2) The press reports that the FCC is close to resolving the dispute between Massport (which controls Logan Airport) and Continental Airlines on whether Continental can use its own wifi or must use Massport's exclusive contractor. This apparently minor proceeding has huge implications for use of wireless systems. If a landlord can block a tenant from using his or her own wireless system and require the tenant to use the system the landlord demands, then competition for fixed wireless services pretty much goes out the window.

In wireline services, incumbent wireline providers cut exclusive deals with landlords to keep out competitors. Want to subscribe to a cable overbuilder or CLEC? Too bad, says the landlord. As a condition of your lease, you have to use my provider. This is perfectly o.k., and has had huge impact on residential competition.

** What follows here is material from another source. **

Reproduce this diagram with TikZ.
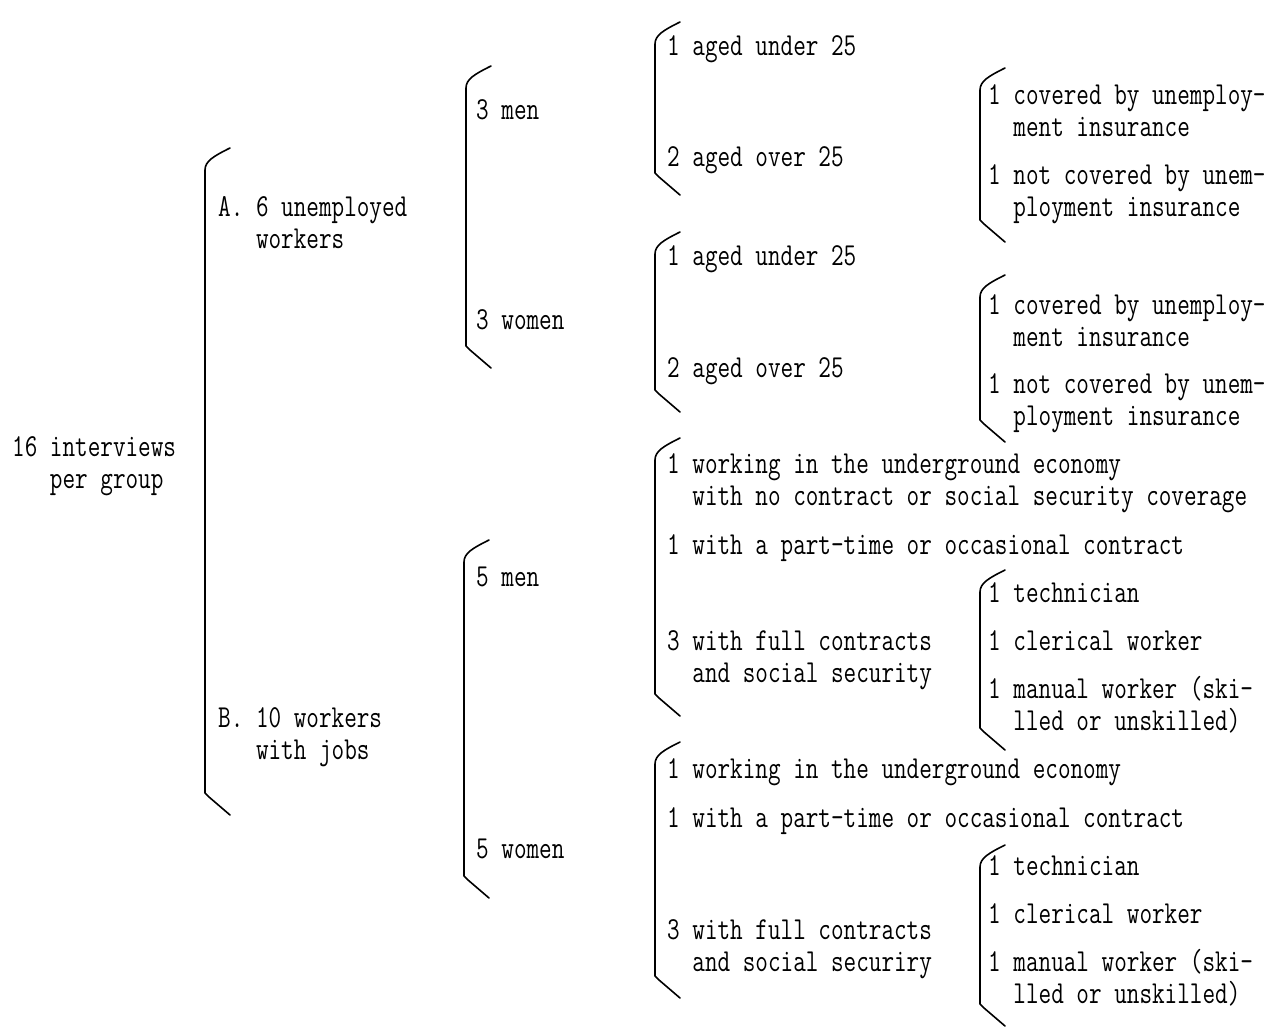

So it doesn't take a lot of imagination to see incumbents — including wireline incumbents — doing the same thing for wireless. Heck, Comcast and TW now have massive spectrum inventories. They can cut deals with landlords who will then turn around and say "you can use wireless, but it has to be my provider — Comcast." (Comcast, btw, is the provider Massport uses — at least according to the start up screen last time I passed through Logan.)

From what the press are saying, it looks like the FCC will come out in the right place on this one. I certainly hope so.

On the licensed side, the FCC issued three significant Notices in the last few months. The most important is the Notice for the auction rules for the 800 MHz auction (the returned DTV spectrum). That having been the subject of my last post, I won't belabor the issue here.

After a long quiessence, the FCC is once again looking at unlicensed spectrum. Hopefully, we will see some positive action soon.